Where does the string "this" appear in the records? Copy every line that contains it.

(Code that draws figures)
════════

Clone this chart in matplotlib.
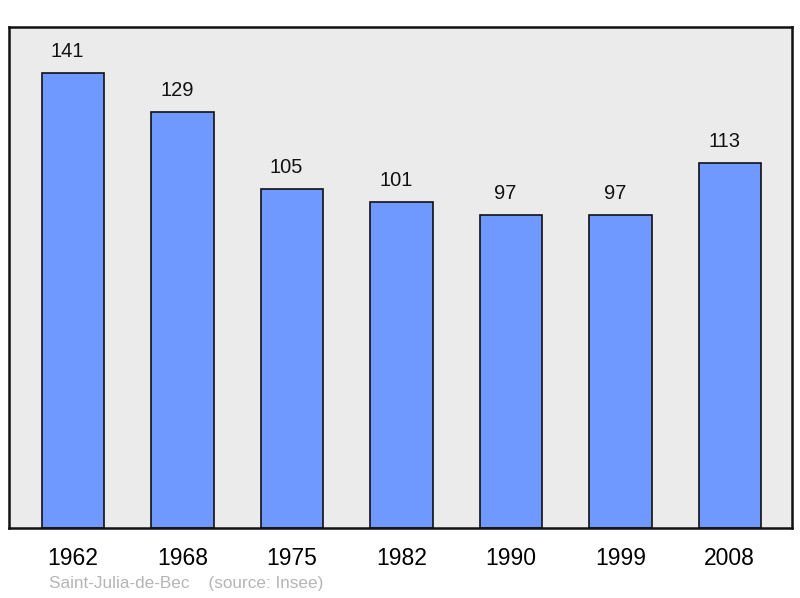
import matplotlib.pyplot as plt

plt.rcParams['font.family'] = ['Liberation Sans', 'DejaVu Sans']

years = ['1962', '1968', '1975', '1982', '1990', '1999', '2008']
population = [141, 129, 105, 101, 97, 97, 113]

fig = plt.figure(figsize=(8, 5.98), dpi=100)
ax = fig.add_axes([0.01125, 0.117, 0.979, 0.838])
ax.set_facecolor('#ebebeb')

x = list(range(len(years)))
ax.bar(x, population, width=0.57, color='#7099ff', edgecolor='#111111', linewidth=1.2, zorder=2)

# labels sit a bit left of the bar centres, like the original
for xi, v in zip(x, population):
    ax.text(xi - 0.05, v + 6.7, str(v), ha='center', va='center', fontsize=14.5, color='#111111')

ax.set_xlim(-0.585, 6.57)
ax.set_ylim(0, 155.3)
ax.set_xticks(x)
ax.set_xticklabels(years, fontsize=16.5)
ax.tick_params(axis='x', length=0, pad=14)
ax.set_yticks([])
for s in ax.spines.values():
    s.set_linewidth(1.8)
    s.set_color('#111111')

fig.text(0.061, 0.012, 'Saint-Julia-de-Bec    (source: Insee)', fontsize=12.3, color='#b5b5b5', ha='left', va='bottom')

fig.savefig('out.png', dpi=100)
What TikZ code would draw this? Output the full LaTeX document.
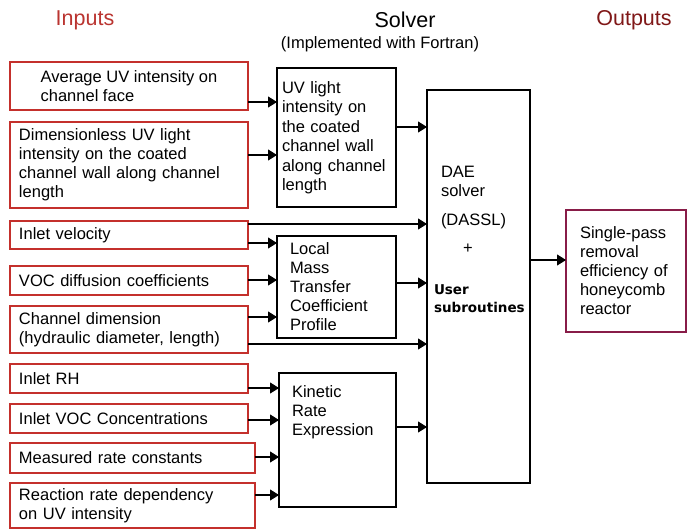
\documentclass[tikz,border=0pt]{standalone}
\usepackage{fontspec}
\setmainfont{Liberation Sans}
\newfontfamily\boldsans{DejaVu Sans}
\usepackage{tikz}
\usetikzlibrary{arrows.meta}
\usetikzlibrary{positioning}
\definecolor{inred}{RGB}{196,48,44}
\definecolor{headred}{RGB}{186,52,48}
\definecolor{outred}{RGB}{128,24,24}
\definecolor{outbox}{RGB}{136,28,72}

\begin{document}
\begin{tikzpicture}[x=1pt,y=-1pt,
  every node/.style={font=\fontsize{16.5}{19}\selectfont, outer sep=0pt},
  inbox/.style={draw=inred, line width=2pt, anchor=north west, minimum width=238pt, text width=220pt, inner xsep=9pt, inner ysep=0pt, align=left},
  solbox/.style={draw, line width=2pt, anchor=north west, align=left, inner ysep=0pt},
  arr/.style={-{Triangle[length=9pt,width=11pt]}, line width=1.1pt},
  head/.style={font=\fontsize{21.5}{24}\selectfont}]
\useasboundingbox (0,0) rectangle (688,530);
% headings
\node[head, text=headred] (hin) at (85,20) {Inputs};
\node[head] (hsol) at (405,20) {Solver};
\node (hfor) at (380,44) {(Implemented with Fortran)};
\node[head, text=outred] (hout) at (634,20) {Outputs};
% inputs
\node[inbox, minimum height=48pt, text width={}] (in1) at (10,62) {Average UV intensity on\\channel face};
\node[inbox, minimum height=86pt] (in2) at (10,122) {Dimensionless UV light\\intensity on the coated\\channel wall along channel\\length};
\node[inbox, minimum height=28pt] (in3) at (10,221) {Inlet velocity};
\node[inbox, minimum height=29pt] (in4) at (10,266) {VOC diffusion coefficients};
\node[inbox, minimum height=47pt] (in5) at (10,306) {Channel dimension\\(hydraulic diameter, length)};
\node[inbox, minimum height=29pt] (in6) at (10,364) {Inlet RH};
\node[inbox, minimum height=29pt] (in7) at (10,404) {Inlet VOC Concentrations};
\node[inbox, minimum height=30pt, minimum width=245pt, text width=227pt] (in8) at (10,443) {Measured rate constants};
\node[inbox, minimum height=45pt, minimum width=245pt, text width=227pt] (in9) at (10,483) {Reaction rate dependency\\on UV intensity};
% solver
\node[solbox, minimum width=119pt, minimum height=139pt, text width=109pt, inner xsep=5pt, font=\fontsize{16.5}{19.5}\selectfont] (uv) at (277,68) {UV light\\intensity on\\the coated\\channel wall\\along channel\\length};
\node[solbox, minimum width=119pt, minimum height=102pt, text width=93pt, inner xsep=13pt] (mt) at (277,236) {Local\\Mass\\Transfer\\Coefficient\\Profile};
\node[solbox, minimum width=117pt, minimum height=134pt] (kin) at (279,373) {};
\node[anchor=north west, align=left, inner sep=0pt] (kintxt) at ([xshift=13pt,yshift=-13pt]kin.north west) {Kinetic\\Rate\\Expression};
\node[solbox, minimum width=103pt, minimum height=393pt] (dae) at (427,90) {};
\node[anchor=north west, align=left, inner sep=0pt] (daetxt) at ([xshift=14pt,yshift=-76pt]dae.north west) {DAE\\solver};
\node[anchor=west, inner sep=0pt] (dassl) at (daetxt.west |- 0,221) {(DASSL)};
\node[inner sep=0pt] (plus) at (468,249) {+};
\node[anchor=north west, align=left, inner sep=0pt, font=\boldsans\bfseries\fontsize{13.5}{18}\selectfont] (usr) at ([xshift=7pt,yshift=-195pt]dae.north west) {User\\subroutines};
% output
\node[draw=outbox, line width=2pt, anchor=north west, minimum width=120pt, minimum height=122pt, text width=92pt, inner xsep=14pt, align=left] (out) at (566,210) {Single-pass\\removal\\efficiency of\\honeycomb\\reactor};
% connectors
\draw[arr] (in1.east |- 0,102) -- (uv.west |- 0,102);
\draw[arr] (in2.east |- 0,155) -- (uv.west |- 0,155);
\draw[arr] (uv.east |- 0,127) -- (dae.west |- 0,127);
\draw[arr] (in3.east |- 0,224) -- (dae.west |- 0,224);
\draw[arr] (in3.east |- 0,243) -- (mt.west |- 0,243);
\draw[arr] (in4.east |- 0,280) -- (mt.west |- 0,280);
\draw[arr] (in5.east |- 0,317) -- (mt.west |- 0,317);
\draw[arr] (in5.east |- 0,344) -- (dae.west |- 0,344);
\draw[arr] (mt.east |- 0,283) -- (dae.west |- 0,283);
\draw[arr] (in6.east |- 0,388) -- (kin.west |- 0,388);
\draw[arr] (in7.east |- 0,420) -- (kin.west |- 0,420);
\draw[arr] (in8.east |- 0,457) -- (kin.west |- 0,457);
\draw[arr] (in9.east |- 0,495) -- (kin.west |- 0,495);
\draw[arr] (kin.east |- 0,427) -- (dae.west |- 0,427);
\draw[arr] (dae.east |- 0,260) -- (out.west |- 0,260);
\end{tikzpicture}
\end{document}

════════

» RESULT OF THE EXERCISE:
Clone this chart in matplotlib.
What TikZ code would draw this? Output the full LaTeX document.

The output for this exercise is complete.